[The Second-hand Drama ]
For some time past people have been seeking an explanation of the weakness of our modern drama, of the fact that except in the byways of the theatre, and with rare instances on the highways, it is sadly unoriginal. Numerous causes have been suggested, and probably many have played their part. There is one element in the matter the importance of which has been overlooked—it is the mania for making adaptations. No one will deny that most of the adaptations make bad plays, and that a large proportion prove unsuccessful; and the making of them has an evil effect upon the makers. The matter under discussion is not adaptations for the English stage of foreign plays—a topic of great importance, for the lack of protection to the foreign dramatists during a long period was a great cause of the sterility of British drama; and the habit of importing has not ceased merely because the foreigner acquired the right to payment. Many a playwright who might have become an original dramatist had all his power of imagination and invention atrophied through disuse.
Nowadays we import less than formerly, but our playwrights still produce the second-hand drama, getting their material ready-made from novels, and they suffer in the same way as their predecessors, and injure their natural gifts. This is not an entirely new thing. It may be suggested that Shakespeare was one of the most persistent of adapters. He may very well be left out of the question. Such genius as his has its own laws and privileges, and cannot very well be brought in as an element when discussing the procedure of much lesser men, and yet few critics will deny that in some instances his plays were injured by his following too closely the course of his original. Perhaps in his case the gifts of imagination and invention were sometimes dulled because he was to such a great extent an adapter.

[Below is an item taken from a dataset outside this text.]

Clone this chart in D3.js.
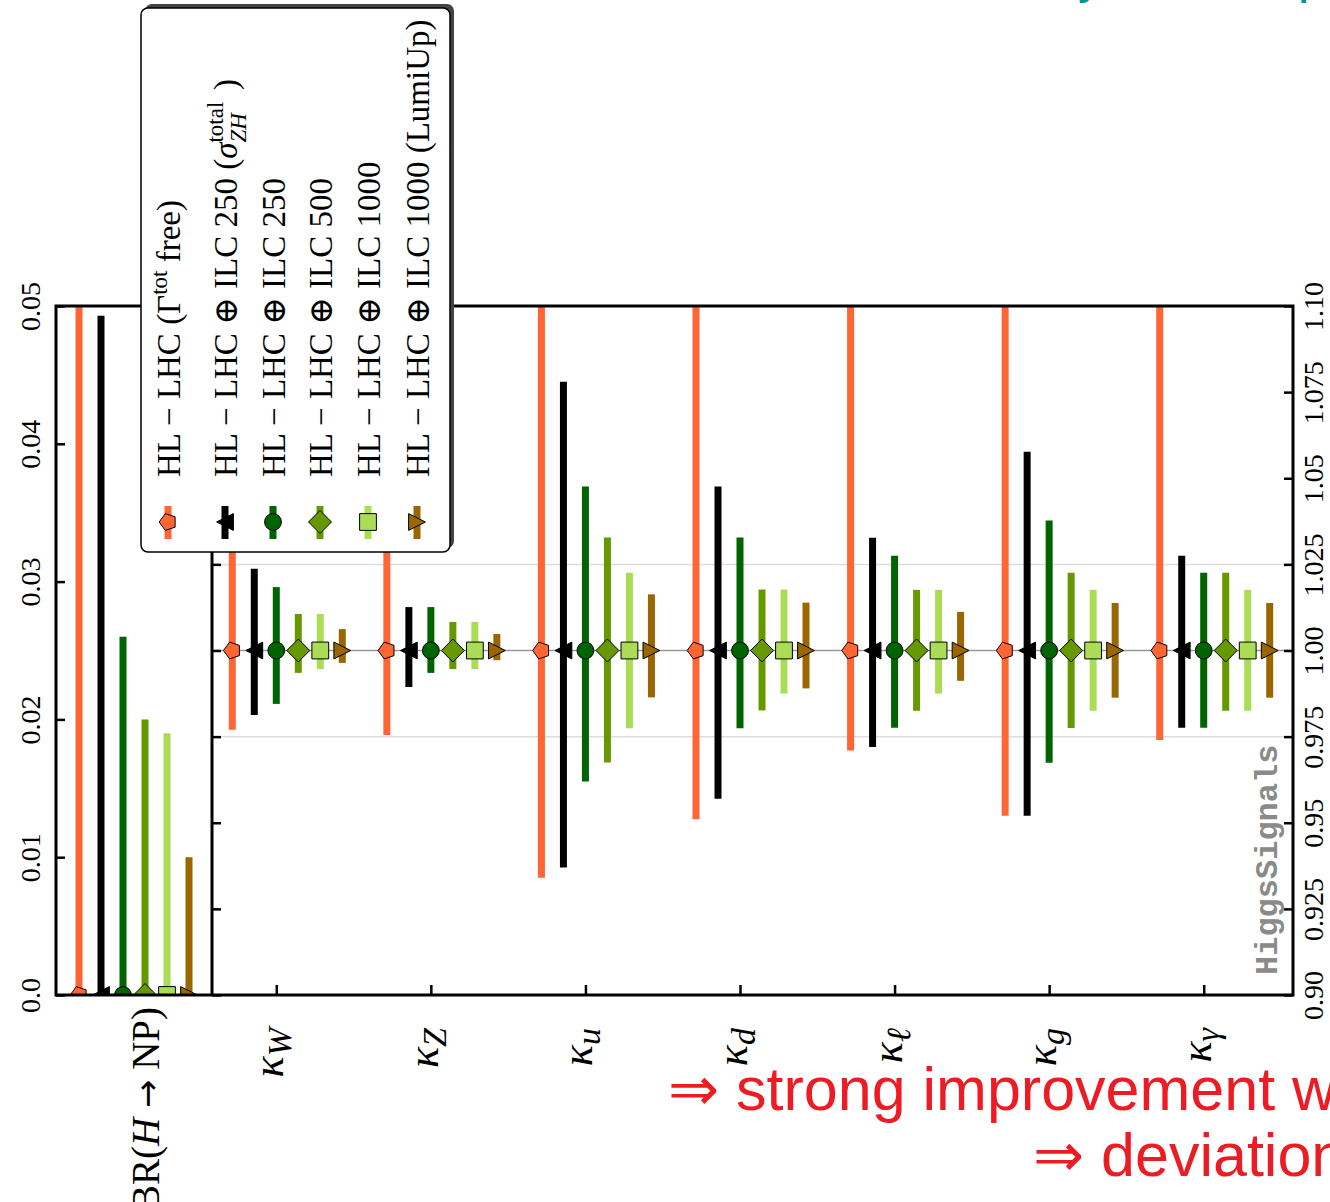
<!DOCTYPE html>
<html>
<head>
<meta charset="utf-8">
<script src="https://cdn.jsdelivr.net/npm/d3@7"></script>
<style>
  body { margin: 0; background: #fff; }
</style>
</head>
<body>
<div id="chart"></div>
<script>
// couplings on the right panel (subscript of kappa)
const categories = ["W", "Z", "u", "d", "\u2113", "g", "\u03b3"];

// scenarios, in legend order
const seriesKeys = ["lhc", "zh250", "ilc250", "ilc500", "ilc1000", "lumiup"];
const seriesColors = ["#ff6633", "#000000", "#006400", "#669900", "#aadd55", "#996600"];
const seriesMarkers = ["pentagon", "triangleLeft", "circle", "diamond", "square", "triangleRight"];

// BR(H -> NP) upper limits (left panel)
const brNP = [0.056, 0.0493, 0.0260, 0.0200, 0.0190, 0.0100];

// kappa ranges per scenario: upper and lower ends
const lhcUp = [1.05, 1.05, 1.12, 1.12, 1.12, 1.12, 1.12];
const lhcLo = [0.977, 0.9755, 0.934, 0.951, 0.971, 0.952, 0.974];
const zh250Up = [1.0237, 1.0126, 1.078, 1.0476, 1.0327, 1.0577, 1.0275];
const zh250Lo = [0.9813, 0.9894, 0.937, 0.957, 0.972, 0.952, 0.9776];
const ilc250Up = [1.0184, 1.0126, 1.0476, 1.0328, 1.0275, 1.0377, 1.0226];
const ilc250Lo = [0.9845, 0.9935, 0.962, 0.9774, 0.9776, 0.9674, 0.9776];
const ilc500Up = [1.0106, 1.0083, 1.0328, 1.0177, 1.0176, 1.0226, 1.0226];
const ilc500Lo = [0.9935, 0.9946, 0.9675, 0.9826, 0.9825, 0.9775, 0.9825];
const ilc1000Up = [1.0106, 1.0083, 1.0226, 1.0177, 1.0176, 1.0176, 1.0176];
const ilc1000Lo = [0.9946, 0.9946, 0.9774, 0.9875, 0.9875, 0.9825, 0.9825];
const lumiUp = [1.0062, 1.0048, 1.0163, 1.0139, 1.0112, 1.0138, 1.0138];
const lumiLo = [0.9964, 0.9972, 0.9864, 0.989, 0.9912, 0.9863, 0.9863];

// tick labels
const leftTicks = [0, 0.01, 0.02, 0.03, 0.04, 0.05];
const leftTickLabels = ["0.0", "0.01", "0.02", "0.03", "0.04", "0.05"];
const rightTicks = [0.9, 0.925, 0.95, 0.975, 1.0, 1.025, 1.05, 1.075, 1.1];
const rightTickLabels = ["0.90", "0.925", "0.95", "0.975", "1.00", "1.025", "1.05", "1.075", "1.10"];

const upper = [lhcUp, zh250Up, ilc250Up, ilc500Up, ilc1000Up, lumiUp];
const lower = [lhcLo, zh250Lo, ilc250Lo, ilc500Lo, ilc1000Lo, lumiLo];

const width = 1330, height = 1202;
const plotTop = 306, plotBottom = 995;
const leftX0 = 56, leftX1 = 212, rightX1 = 1293;
const serif = "'Liberation Serif', 'DejaVu Serif', serif";

const svg = d3.select("#chart").append("svg")
    .attr("width", width)
    .attr("height", height)
    .style("display", "block");

svg.append("rect").attr("width", width).attr("height", height).attr("fill", "#fff");

const yBR = d3.scaleLinear().domain([0, 0.05]).range([plotBottom, plotTop]);
const yK = d3.scaleLinear().domain([0.9, 1.1]).range([plotBottom, plotTop]);
const xCat = d3.scaleBand().domain(categories).range([210, 1292]);
const offset = d3.scalePoint().domain(seriesKeys).range([-55, 55]);
const brCenter = (leftX0 + leftX1) / 2;
const catCenter = c => xCat(c) + xCat.bandwidth() / 2;

const defs = svg.append("defs");
defs.append("clipPath").attr("id", "clipL").append("rect")
    .attr("x", leftX0).attr("y", plotTop).attr("width", leftX1 - leftX0).attr("height", plotBottom - plotTop);
defs.append("clipPath").attr("id", "clipR").append("rect")
    .attr("x", leftX1).attr("y", plotTop).attr("width", rightX1 - leftX1).attr("height", plotBottom - plotTop);

function markerPath(type) {
    const r = 8.4;
    const poly = pts => d3.line()(pts) + "Z";
    switch (type) {
        case "circle": return d3.symbol(d3.symbolCircle, Math.PI * r * r)();
        case "square": return d3.symbol(d3.symbolSquare, 4 * r * r)();
        case "diamond": return poly([[-11.5, 0], [0, -11.5], [11.5, 0], [0, 11.5]]);
        case "pentagon": {
            const R = 8.8;
            return poly(d3.range(5).map(k => {
                const a = Math.PI + k * 2 * Math.PI / 5;
                return [R * Math.cos(a), R * Math.sin(a)];
            }));
        }
        case "triangleLeft": return poly([[-r, 0], [r, -r], [r, r]]);
        case "triangleRight": return poly([[r, 0], [-r, -r], [-r, r]]);
    }
}

// ---- right panel: grid and reference line
const gR = svg.append("g").attr("clip-path", "url(#clipR)");
gR.selectAll("line.grid").data([0.975, 1.025]).enter().append("line")
    .attr("x1", leftX1).attr("x2", rightX1)
    .attr("y1", d => yK(d)).attr("y2", d => yK(d))
    .attr("stroke", "#dddddd").attr("stroke-width", 1.5);
gR.append("line")
    .attr("x1", leftX1).attr("x2", rightX1)
    .attr("y1", yK(1)).attr("y2", yK(1))
    .attr("stroke", "#999").attr("stroke-width", 1.5);

// ---- right panel: error bars and markers
const kData = [];
seriesKeys.forEach((s, i) => categories.forEach((c, j) => {
    kData.push({ s, i, c, lo: lower[i][j], hi: upper[i][j] });
}));

gR.selectAll("line.bar").data(kData).enter().append("line")
    .attr("x1", d => catCenter(d.c) + offset(d.s))
    .attr("x2", d => catCenter(d.c) + offset(d.s))
    .attr("y1", d => yK(d.lo)).attr("y2", d => yK(d.hi))
    .attr("stroke", d => seriesColors[d.i]).attr("stroke-width", 7);

gR.selectAll("path.mk").data(kData).enter().append("path")
    .attr("transform", d => `translate(${catCenter(d.c) + offset(d.s)},${yK(1)})`)
    .attr("d", d => markerPath(seriesMarkers[d.i]))
    .attr("fill", d => seriesColors[d.i])
    .attr("stroke", "#000").attr("stroke-width", 1);

// ---- left panel: BR(H->NP) upper limits
const gL = svg.append("g").attr("clip-path", "url(#clipL)");
gL.selectAll("line.bar").data(brNP).enter().append("line")
    .attr("x1", (d, i) => brCenter + offset(seriesKeys[i]))
    .attr("x2", (d, i) => brCenter + offset(seriesKeys[i]))
    .attr("y1", yBR(0)).attr("y2", d => yBR(d))
    .attr("stroke", (d, i) => seriesColors[i]).attr("stroke-width", 7);
gL.selectAll("path.mk").data(brNP).enter().append("path")
    .attr("transform", (d, i) => `translate(${brCenter + offset(seriesKeys[i])},${yBR(0)})`)
    .attr("d", (d, i) => markerPath(seriesMarkers[i]))
    .attr("fill", (d, i) => seriesColors[i])
    .attr("stroke", "#000").attr("stroke-width", 1);

// ---- axes
const axL = svg.append("g").attr("transform", `translate(${leftX0},0)`)
    .call(d3.axisLeft(yBR).tickValues(leftTicks).tickSize(-9).tickFormat((d, i) => leftTickLabels[i]));
const axRL = svg.append("g").attr("transform", `translate(${leftX1},0)`)
    .call(d3.axisLeft(yK).tickValues(rightTicks).tickSize(-9).tickFormat(""));
const axRR = svg.append("g").attr("transform", `translate(${rightX1},0)`)
    .call(d3.axisRight(yK).tickValues(rightTicks).tickSize(-9).tickFormat((d, i) => rightTickLabels[i]));
const axB = svg.append("g").attr("transform", `translate(0,${plotBottom})`)
    .call(d3.axisBottom(d3.scaleIdentity()).tickValues(categories.map(c => catCenter(c) + offset("ilc250")))
        .tickSize(-10).tickFormat(""));

[axL, axRL, axRR, axB].forEach(a => {
    a.select(".domain").remove();
    a.selectAll(".tick line").attr("stroke", "#000").attr("stroke-width", 2.5);
});
axL.selectAll(".tick text")
    .attr("transform", "rotate(-90)").attr("x", 0).attr("y", -16).attr("dy", 0)
    .attr("text-anchor", "middle")
    .style("font-family", serif).style("font-size", "28px").attr("fill", "#000");
axRR.selectAll(".tick text")
    .attr("transform", "rotate(-90)").attr("x", 0).attr("y", 30).attr("dy", 0)
    .attr("text-anchor", "middle")
    .style("font-family", serif).style("font-size", "28px").attr("fill", "#000");

// frames
const frame = svg.append("g").attr("fill", "none").attr("stroke", "#000").attr("stroke-width", 3);
frame.append("rect").attr("x", leftX0).attr("y", plotTop).attr("width", rightX1 - leftX0).attr("height", plotBottom - plotTop);
frame.append("line").attr("x1", leftX1).attr("x2", leftX1).attr("y1", plotTop).attr("y2", plotBottom);

// ---- category labels
const labG = svg.append("g").style("font-family", serif).attr("fill", "#000");
categories.forEach(c => {
    const t = labG.append("text")
        .attr("transform", `translate(${catCenter(c) + offset("ilc250") + 7},1028) rotate(-90)`)
        .attr("text-anchor", "end")
        .style("font-size", "44px").style("font-style", "italic");
    t.append("tspan").text("\u03ba");
    t.append("tspan").attr("font-size", "34px").attr("dy", "8px").text(c);
});
const br = labG.append("text")
    .attr("transform", `translate(${brCenter + offset("ilc250") + 36},1007) rotate(-90)`)
    .attr("text-anchor", "end").style("font-size", "39px");
br.append("tspan").text("BR(");
br.append("tspan").style("font-style", "italic").text("H");
br.append("tspan").text(" ");
br.append("tspan").style("font-family", "'DejaVu Sans', sans-serif").style("font-size", "34px").text("\u2192");
br.append("tspan").text(" NP)");

// ---- HiggsSignals tag
svg.append("text")
    .attr("transform", "translate(1277,975) rotate(-90)")
    .style("font-family", "'Liberation Mono', 'DejaVu Sans Mono', monospace")
    .style("font-weight", "bold").style("font-size", "32px")
    .attr("fill", "#8a8a8a").text("HiggsSignals");

// ---- legend
const lg = svg.append("g");
lg.append("rect").attr("x", 145).attr("y", 4).attr("width", 309).attr("height", 544)
    .attr("rx", 7).attr("fill", "#444");
lg.append("rect").attr("x", 141).attr("y", 8).attr("width", 309).attr("height", 544)
    .attr("rx", 7).attr("fill", "#fff").attr("stroke", "#000").attr("stroke-width", 1.5);

const legendX = [168, 225, 273, 320, 368, 417];
seriesKeys.forEach((s, i) => {
    const x = legendX[i];
    lg.append("line").attr("x1", x).attr("x2", x).attr("y1", 506).attr("y2", 539)
        .attr("stroke", seriesColors[i]).attr("stroke-width", 7);
    lg.append("path").attr("transform", `translate(${x},522)`)
        .attr("d", markerPath(seriesMarkers[i]))
        .attr("fill", seriesColors[i]).attr("stroke", "#000").attr("stroke-width", 1);

    const t = lg.append("text")
        .attr("transform", `translate(${x + 12},477) rotate(-90)`)
        .style("font-family", serif).style("font-size", "33px").attr("fill", "#000");
    if (i === 0) {
        t.append("tspan").text("HL \u2212 LHC (\u0393");
        t.append("tspan").attr("font-size", "23px").attr("dy", "-13px").text("tot");
        t.append("tspan").attr("dy", "13px").text(" free)");
    } else if (i === 1) {
        t.append("tspan").text("HL \u2212 LHC \u2295 ILC 250 (");
        t.append("tspan").style("font-style", "italic").text("\u03c3");
        const sup = t.append("tspan").attr("font-size", "23px").attr("dy", "-14px").text("total");
        const w = sup.node().getComputedTextLength();
        t.append("tspan").attr("font-size", "23px").style("font-style", "italic")
            .attr("dx", -w).attr("dy", "23px").text("ZH");
        t.append("tspan").attr("dy", "-9px").attr("dx", w - 26).text(" )");
    } else {
        const lbl = ["", "", "250", "500", "1000", "1000 (LumiUp)"][i];
        t.append("tspan").text("HL \u2212 LHC \u2295 ILC " + lbl);
    }
});

// ---- slide remnants: title descenders and red conclusions
svg.append("g").attr("fill", "#00968a")
    .style("font-family", "'Liberation Sans', sans-serif").style("font-size", "52px")
    .selectAll("text").data([["y", 1078], ["p", 1298]]).enter().append("text")
    .attr("x", d => d[1]).attr("y", -8).text(d => d[0]);

const red = svg.append("g").attr("fill", "#ed1c24")
    .style("font-family", "'Liberation Sans', 'DejaVu Sans', sans-serif").style("font-size", "61px");
red.append("text").attr("x", 668).attr("y", 1110).text("\u21d2 strong improvement with ILC");
red.append("text").attr("x", 1033).attr("y", 1176).text("\u21d2 deviations at the % level");
</script>
</body>
</html>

The idea of the novelist may inspire a dramatist with an idea for a play, but the novelist's treatment of his idea hardly ever supplies the dramatist with useful materials. We have had scores of radically bad plays adapted by clever men from good novels. At first sight it looks as if the playwright would gain an advantage from using ready-made materials, but careful consideration and experience show that this is not the case; he is overwhelmed by excess of material, and his task of selection is appallingly difficult.
Moreover, his material is all in the wrong form, and has to be transformed—and the process of transformation requires great skill.
For it must be remembered that the methods of the dramatist and the novelist as a broad proposition are entirely different; and when the playwright is dealing with a long, finely-written, complex novel he can hardly expect his adaptation to bear a greater resemblance to the original than that of an easy pianoforte transcription to one of the later operas of Wagner.
One need only consider any of the novels of Dickens and the stage version that impudently bears its name to see how entirely crushed the dramatist has been by excess of material—like a Tarpeia by the gifts of the enemy—by difficulty in selection, and in transformation, and recollect that the product has almost always been an inconsecutive story, unintelligible to those unacquainted with the book, destitute of the peculiar atmosphere of Dickens, irritating to lovers of the novel because pet characters have been entirely suppressed or cut down nearly to nothing, and only recognisable in many cases as a version of the original on account of costumes, names, make-up, scraps of eccentric dialogue, and general trend of the mutilated story.
Now, seeing that there are upon record a vast number of adaptations that have failed, a number that bears a proportion to the successful far higher than the proportion of failures in original works, it seems worth while to consider for a little what is at the bottom of the matter, since to do so may prevent some playwrights from wasting their time and other people's money.
First, one may ask why so many dramatists indulge in the rather inglorious work of adaptation. No doubt there is one great advantage in producing an adaptation of a successful novel. A large mass of ready-made advertisement exists: of the thousands or tens or hundreds of thousands who read a popular novel, a very large proportion feel curious to see it upon the stage. Consequently the adaptation starts with the enormous aid of having been advertised very effectively on a big scale. This element alone is not sufficient to command success; for if the piece is indifferent, if the critics condemn it, if the reception is unfavourable and the unofficial opinion of playgoers is hostile, it can do little to save the work, since the readers of the book get the idea that the dramatist has made a mess of it and they keep away, and so of course does the general public.
It is, however, commonly believed that it is easier to manufacture a play from a book than to write an original drama. People imagine that the playwright, finding characters, plot and incidents ready-made in the novel, can produce the piece with less trouble and difficulty than if he has to look for them at large. This is a delusion founded upon the failure to perceive the radical difference between the technique of the novelist and the dramatist. It is true that in some cases adaptations have had enormous success: one might take two modern instances, The Little Minister and Sherlock Holmes. The latter really confirms these remarks. The general public would fancy that in the stories of "Sherlock Holmes" there are plenty of effective plots. The ingenious authors of the play were shrewd enough to perceive this was not the case; consequently they merely used certain characters from the tales and invented an entirely new story. Later on Sir Arthur did find one story suitable, and The Speckled Band has been successful as a lurid melodrama at the Adelphi and the Globe.